Ofcom forced to bring forward children’s TV review

Ofcom has bought forward a major review of children’s TV programming due to increased pressures from declining television adspend, increased online activity and the forthcoming ban on advertising junk food.

The media watchdog says it will look at the state of children’s media in the UK and examine the role of television and the future delivery of content for children and propose potential policy options. A research report is expected in the summer.

The work forms part of Ofcom’s programme on the future of public service broadcasting in the “digital age”, which will begin in early 2008. But Ofcom adds that “a number of factors” indicate children’s programming should be considered as a “special category” in advance.
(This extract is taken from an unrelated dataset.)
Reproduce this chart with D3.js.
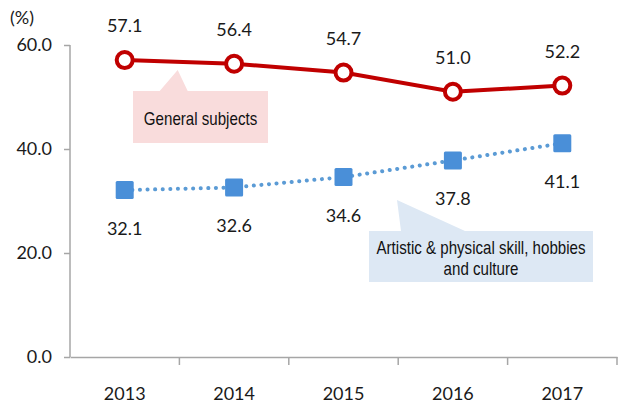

These factors include: a faster than expected decline in overall children’s TV viewing over the past three years, especially to terrestrial channels; increasing commercial pressures on the provision of public service broadcasting programming and Ofcom’s recent consultation on food advertising to children, which set out restrictions on ads for products high in fat, salt and sugar (HFSS).

An Ofcom spokesman says: “We are experiencing a period of great change in the children’s media landscape. There are now many media competing for children’s attention.”

It says children have 18 dedicated children’s channels on digital platforms and content is also available online and on mobile devices.

Broadcasters including ITV – whose shows include Art Attack (pictured) – have lobbied Ofcom for changes to its children’s public service commitment on its terrestrial channel, partly because of the cost of producing such programming coupled with volatility of advertising revenues, particularly within children’s airtime.

Others say the incoming HFSS regulations, which is likely to affect all programming appealing to under-16s, will have an adverse impact on ad revenues.